PROBLEM DETAILS: All of the lines below are to be printed again exactly; images are excluded from the output.
▼
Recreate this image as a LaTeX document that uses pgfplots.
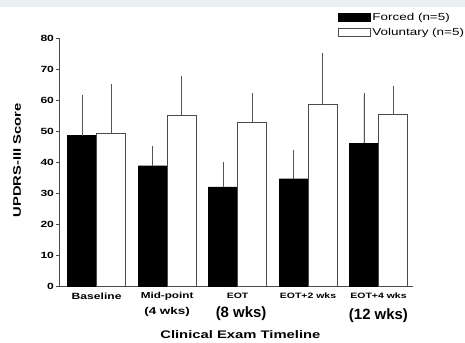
\documentclass[border=0pt]{standalone}
\usepackage{pgfplots}
\pgfplotsset{compat=1.18}
\usepackage{pgfplotstable}
\usepackage{graphicx}
\usepackage{fontspec}
\setmainfont{Liberation Sans}
\newcommand\W[1]{\scalebox{1.35}[1]{#1}}
\definecolor{axgray}{HTML}{4A4A4A}
\definecolor{errgray}{HTML}{555555}
\definecolor{band}{HTML}{EAF0F0}
\pgfplotstableread{
x forced ferr vol verr
0 48.5 12.5 49.2 15.3
1 38.8 5.8 54.9 12.3
2 32.0 7.2 52.9 8.7
3 34.6 8.7 58.5 16.0
4 46.0 15.6 55.4 8.4
}\data
\begin{document}
\begin{tikzpicture}
\path[use as bounding box] (0,0) rectangle (465bp,343bp);
\fill[band] (0,336bp) rectangle (465bp,343bp);
\begin{axis}[
  at={(60bp,57bp)}, anchor=south west,
  scale only axis, width=353bp, height=248bp,
  xmin=-0.52, xmax=4.49, ymin=0, ymax=80,
  axis x line*=bottom, axis y line*=left,
  axis line style={draw=axgray, line width=1bp},
  ytick={0,10,...,80},
  yticklabel={\W{\pgfmathprintnumber{\tick}}},
  xtick={0,1,2,3,4},
  xticklabels={{\fontsize{9}{10}\selectfont\W{Baseline}},{\fontsize{8.7}{11}\selectfont\W{Mid-point}\\[3.5bp]\W{(4 wks)}},{\fontsize{7.8}{9}\selectfont\W{EOT}},{\fontsize{7.8}{9}\selectfont\W{EOT+2 wks}},{\fontsize{7.8}{9}\selectfont\W{EOT+4 wks}}},
  xtick style={draw=none},
  ytick style={draw=axgray, line width=0.8bp},
  tick align=outside, major tick length=4bp,
  /pgf/number format/assume math mode=true,
  yticklabel style={font=\bfseries\fontsize{9}{9}\selectfont, text=black, xshift=1.5bp},
  xticklabel style={font=\bfseries, align=center, text=black, inner sep=1.5bp, yshift=-1bp},
  ybar=0pt, bar width=29bp,
  clip=false,
  legend style={at={(0.786,1.11)}, anchor=north west, draw=none, fill=none,
    font=\fontsize{10}{11}\selectfont, inner sep=0pt, row sep=2.5bp,
    /tikz/every even column/.append style={column sep=4bp}},
  legend cell align=left,
  legend image code/.code={\draw[#1] (0bp,-4.3bp) rectangle (32bp,4.3bp);},
]
\addplot[fill=black, draw=black,
  error bars/.cd, y dir=plus, y explicit,
  error bar style={draw=errgray, line width=0.8bp},
  error mark options={draw=errgray, line width=0.8bp, mark size=2bp}]
  table[x=x, y=forced, y error=ferr] {\data};
\addlegendentry{\W{Forced (n=5)}}
\addplot[fill=white, draw=axgray, line width=0.8bp,
  error bars/.cd, y dir=plus, y explicit,
  error bar style={draw=errgray, line width=0.8bp},
  error mark options={draw=errgray, line width=0.8bp, mark size=2bp}]
  table[x=x, y=vol, y error=verr] {\data};
\addlegendentry{\W{Voluntary (n=5)}}
\node[font=\bfseries\fontsize{15}{15}\selectfont] at (axis cs:2.05,-8.9) {(8 wks)};
\node[font=\bfseries\fontsize{15}{15}\selectfont] at (axis cs:4,-9.4) {(12 wks)};
\node[font=\bfseries\fontsize{11}{11}\selectfont, text=black] at (axis cs:2.04,-15.8) {\W{Clinical Exam Timeline}};
\node[rotate=90, font=\bfseries\fontsize{11}{11}\selectfont, text=black] at (axis cs:-1.13,40.6) {\W{UPDRS-III Score}};
\end{axis}
\end{tikzpicture}
\end{document}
▲
EXERCISE OUTPUT:
Recreate this image as a LaTeX document that uses pgfplots.
\documentclass[border=0pt]{standalone}
\usepackage{pgfplots}
\pgfplotsset{compat=1.18}
\usepackage{pgfplotstable}
\usepackage{graphicx}
\usepackage{fontspec}
\setmainfont{Liberation Sans}
\newcommand\W[1]{\scalebox{1.35}[1]{#1}}
\definecolor{axgray}{HTML}{4A4A4A}
\definecolor{errgray}{HTML}{555555}
\definecolor{band}{HTML}{EAF0F0}
\pgfplotstableread{
x forced ferr vol verr
0 48.5 12.5 49.2 15.3
1 38.8 5.8 54.9 12.3
2 32.0 7.2 52.9 8.7
3 34.6 8.7 58.5 16.0
4 46.0 15.6 55.4 8.4
}\data
\begin{document}
\begin{tikzpicture}
\path[use as bounding box] (0,0) rectangle (465bp,343bp);
\fill[band] (0,336bp) rectangle (465bp,343bp);
\begin{axis}[
  at={(60bp,57bp)}, anchor=south west,
  scale only axis, width=353bp, height=248bp,
  xmin=-0.52, xmax=4.49, ymin=0, ymax=80,
  axis x line*=bottom, axis y line*=left,
  axis line style={draw=axgray, line width=1bp},
  ytick={0,10,...,80},
  yticklabel={\W{\pgfmathprintnumber{\tick}}},
  xtick={0,1,2,3,4},
  xticklabels={{\fontsize{9}{10}\selectfont\W{Baseline}},{\fontsize{8.7}{11}\selectfont\W{Mid-point}\\[3.5bp]\W{(4 wks)}},{\fontsize{7.8}{9}\selectfont\W{EOT}},{\fontsize{7.8}{9}\selectfont\W{EOT+2 wks}},{\fontsize{7.8}{9}\selectfont\W{EOT+4 wks}}},
  xtick style={draw=none},
  ytick style={draw=axgray, line width=0.8bp},
  tick align=outside, major tick length=4bp,
  /pgf/number format/assume math mode=true,
  yticklabel style={font=\bfseries\fontsize{9}{9}\selectfont, text=black, xshift=1.5bp},
  xticklabel style={font=\bfseries, align=center, text=black, inner sep=1.5bp, yshift=-1bp},
  ybar=0pt, bar width=29bp,
  clip=false,
  legend style={at={(0.786,1.11)}, anchor=north west, draw=none, fill=none,
    font=\fontsize{10}{11}\selectfont, inner sep=0pt, row sep=2.5bp,
    /tikz/every even column/.append style={column sep=4bp}},
  legend cell align=left,
  legend image code/.code={\draw[#1] (0bp,-4.3bp) rectangle (32bp,4.3bp);},
]
\addplot[fill=black, draw=black,
  error bars/.cd, y dir=plus, y explicit,
  error bar style={draw=errgray, line width=0.8bp},
  error mark options={draw=errgray, line width=0.8bp, mark size=2bp}]
  table[x=x, y=forced, y error=ferr] {\data};
\addlegendentry{\W{Forced (n=5)}}
\addplot[fill=white, draw=axgray, line width=0.8bp,
  error bars/.cd, y dir=plus, y explicit,
  error bar style={draw=errgray, line width=0.8bp},
  error mark options={draw=errgray, line width=0.8bp, mark size=2bp}]
  table[x=x, y=vol, y error=verr] {\data};
\addlegendentry{\W{Voluntary (n=5)}}
\node[font=\bfseries\fontsize{15}{15}\selectfont] at (axis cs:2.05,-8.9) {(8 wks)};
\node[font=\bfseries\fontsize{15}{15}\selectfont] at (axis cs:4,-9.4) {(12 wks)};
\node[font=\bfseries\fontsize{11}{11}\selectfont, text=black] at (axis cs:2.04,-15.8) {\W{Clinical Exam Timeline}};
\node[rotate=90, font=\bfseries\fontsize{11}{11}\selectfont, text=black] at (axis cs:-1.13,40.6) {\W{UPDRS-III Score}};
\end{axis}
\end{tikzpicture}
\end{document}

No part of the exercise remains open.